My friend looked at me and said, “why weren’t you in GT English?” (As in Gifted and Talented) I blinked at her. “What do you mean?” I asked her. “Meaning you clearly are way advanced for a regular English class. Didn’t your counselor ever talk to you?” she asked. My counselor? The lady I had met maybe once or twice? “Uh, no. I just thought…like I just thought people were picked for stuff like that,” I responded. She shook her head. “No. You have to ask for it. You tell them you want to be in GT and then they have you write an essay and decide to put you in or not. You should go for it. Regular English class is not for you.”
I remember wondering: all this time I could have been with like-minded fellow English lovers? I could have been discussing the deep things of literature and narratives and text instead of dodging spit balls? And why hadn’t my counselor said anything?
But I proceeded with the plan: I went to the school and found an administrator, told them about my desire to take the entrance essay, and eventually, took the entrance essay. When I received my schedule for the upcoming junior year, there it was, confirmed: [Government Name], English 11, Gifted and Talented.
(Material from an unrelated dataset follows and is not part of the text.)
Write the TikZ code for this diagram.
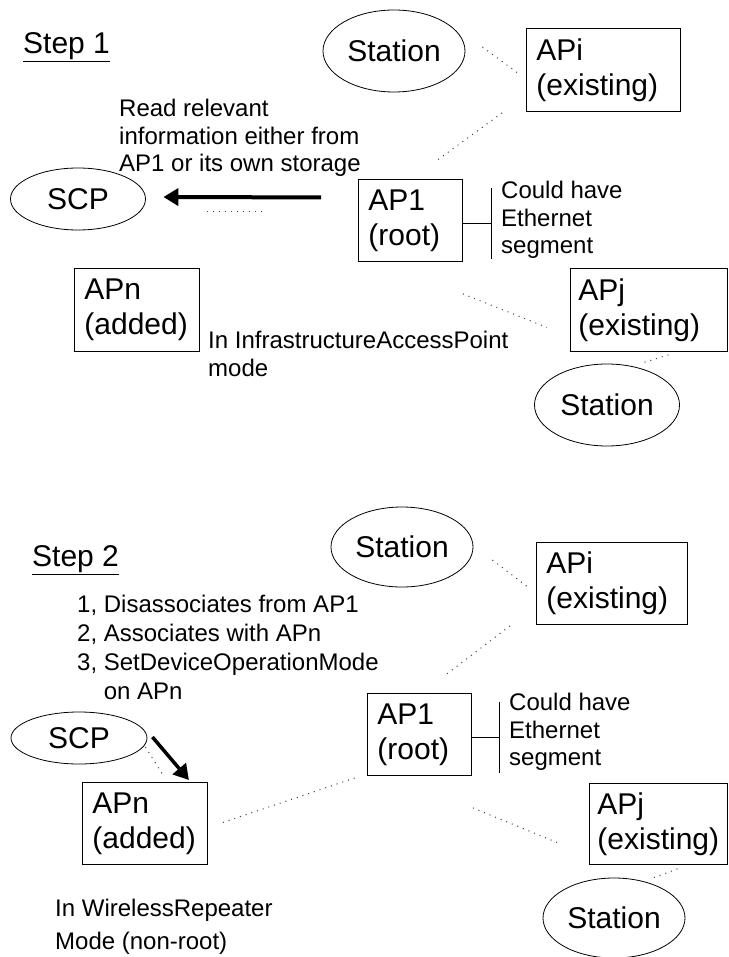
\documentclass[tikz,border=0pt]{standalone}
\usepackage{fontspec}
\setmainfont{Liberation Sans}
\usetikzlibrary{shapes.geometric,arrows.meta,calc}
\newcommand\bxfont{\fontsize{30}{35}\selectfont}
\newcommand\lbfont{\fontsize{24}{27.5}\selectfont}
\begin{document}
\begin{tikzpicture}[x=1pt,y=-1pt,
  apbox/.style={draw, line width=0.9pt, anchor=north west, align=left, inner xsep=10pt, inner ysep=0pt, font=\bxfont},
  stn/.style={draw, ellipse, line width=0.8pt, inner sep=0pt, font=\bxfont},
  lbl/.style={anchor=west, align=left, inner sep=0pt, font=\lbfont},
  steptxt/.style={anchor=west, inner sep=0pt, font=\bxfont},
  dotln/.style={line width=1pt, dash pattern=on 1pt off 5pt, black!75},
  bigarrow/.style={line width=4pt, -{Triangle[length=15pt,width=17pt]}},
  ethl/.style={line width=1pt}]
\fill[white] (0,0) rectangle (728,957);
\useasboundingbox (0,0) rectangle (728,957);

% ---------------- Step 1 ----------------
\node[steptxt] (s1) at (23,47) {\underline{Step 1}};
\node[stn, minimum width=142pt, minimum height=82pt] (st1) at (394,51) {Station};
\node[apbox, minimum width=154pt, minimum height=83pt, text width=134pt] (api1) at (526,28) {APi\\(existing)};
\node[apbox, minimum width=104pt, minimum height=82pt, text width=84pt] (ap1a) at (358,179) {AP1\\(root)};
\node[stn, minimum width=135pt, minimum height=62pt] (scp1) at (78,199) {SCP};
\node[apbox, minimum width=125pt, minimum height=83pt, text width=105pt] (apn1) at (74,268) {APn\\(added)};
\node[apbox, inner xsep=8pt, minimum width=157pt, minimum height=83pt, text width=141pt] (apj1) at (570,268) {APj\\(existing)};
\node[stn, minimum width=145pt, minimum height=82pt] (st1b) at (607,405) {Station};

\node[lbl] (rd) at (119,138) {Read relevant\\information either from\\AP1 or its own storage};
\node[lbl] (eth1t) at (501,220) {Could have\\Ethernet\\segment};
\node[lbl] (infra) at (208,354) {In InfrastructureAccessPoint\\mode};

\draw[bigarrow] ($(ap1a.west)+(-37,-23)$) -- ($(scp1.east)+(17.5,-2)$);
\draw[dotln] (scp1.east) ++(61.5,13) -- ++(55,0);
\draw[dotln] ($(st1.east)+(17,-4)$) -- ($(api1.west)+(-9,2.5)$);
\draw[dotln] ($(api1.south west)+(-24,1)$) -- ($(ap1a.north)+(27,-19)$);
\draw[dotln] ($(ap1a.south east)+(0,32)$) -- ($(apj1.west)+(-23,17.5)$);
\draw[dotln] ($(apj1.south)+(19.5,3)$) -- ($(st1b.north)+(33,0)$);
\draw[ethl] (ap1a.east) ++(0,3) -- ++(29,0) coordinate (e1);
\draw[ethl] (e1) ++(0,-35) -- ++(0,71);

% ---------------- Step 2 ----------------
\node[steptxt] (s2) at (32,560) {\underline{Step 2}};
\node[lbl, font=\fontsize{24}{29}\selectfont] (lst) at (77,648.5) {1, Disassociates from AP1\\2, Associates with APn\\3, SetDeviceOperationMode\\\phantom{3, }on APn};
\node[stn, minimum width=142pt, minimum height=80pt] (st2) at (402,547) {Station};
\node[apbox, minimum width=151pt, minimum height=82pt, text width=131pt] (api2) at (536,542) {APi\\(existing)};
\node[apbox, minimum width=104pt, minimum height=82pt, text width=84pt] (ap12) at (367,693) {AP1\\(root)};
\node[stn, minimum width=136pt, minimum height=52pt] (scp2) at (79,738) {SCP};
\node[apbox, minimum width=125pt, minimum height=82pt, text width=105pt] (apn2) at (82,782) {APn\\(added)};
\node[apbox, inner xsep=8pt, minimum width=138pt, minimum height=81pt, text width=122pt] (apj2) at (589,783) {APj\\(existing)};
\node[stn, minimum width=142pt, minimum height=80pt] (st2b) at (614,918) {Station};

\node[lbl] (eth2t) at (509,732) {Could have\\Ethernet\\segment};
\node[lbl, font=\fontsize{24}{33}\selectfont] (wr) at (55,926.5) {In WirelessRepeater\\Mode (non-root)};

\draw[dotln] ($(st2.east)+(19,13)$) -- ($(api2.west)+(-9,3)$);
\draw[dotln] ($(api2.south west)+(-26,1)$) -- ($(ap12.north)+(26,-18)$);
\draw[dotln] ($(ap12.south east)+(1,32)$) -- ($(apj2.west)+(-32,18.5)$);
\draw[dotln] ($(apj2.south)+(19,4)$) -- ($(st2b.north)+(37,1)$);
\draw[dotln] ($(scp2.east)+(-2,9)$) -- ($(apn2.north west)+(81,-7)$);
\draw[dotln] ($(apn2.east)+(15,-1)$) -- ($(ap12.south west)+(-12,2)$);
\draw[bigarrow, line width=3.5pt] ($(scp2.east)+(5,-1)$) -- ($(apn2.north east)+(-19,-2)$);
\draw[ethl] (ap12.east) ++(0,3) -- ++(28,0) coordinate (e2);
\draw[ethl] (e2) ++(0,-35) -- ++(0,71);
\end{tikzpicture}
\end{document}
Yes, I whooped and jumped for joy. It’s what happy nerds do. It went on to be the most amazing class I’d ever taken. My teacher, my fellow students, the content, even the homework–I loved it all. It was in this class that I remarked to my teacher, “I’m not sure what my major should be in college.” And her response: “Of course you do. You’ll major in English. You love English.” And it was my thing, and she knew how I loved it, and I did major in English, and I don’t regret it to this very day. For my senior year in high school, I was automatically placed in AP English, which was where I discovered the wonder of Jane Austen and even more literary gold.
There’s plenty I could say about how GT placements do build a new level of anxiety and sometimes unmanageable expectations and comparisons for young minds. It wasn’t all sunshine and roses. But that’s a different conversation. The biggest lesson learned was: even at that young age, I took control of my own learning and education. I re-shaped my narrative. And that’s life, isn’t it? Not waiting for people to notice. To take the initiative when you need to.
We are the architects of our own creations and foundations. I believed it then, in my little teen brain, and I believe that now.
This was brought to you by a random memory.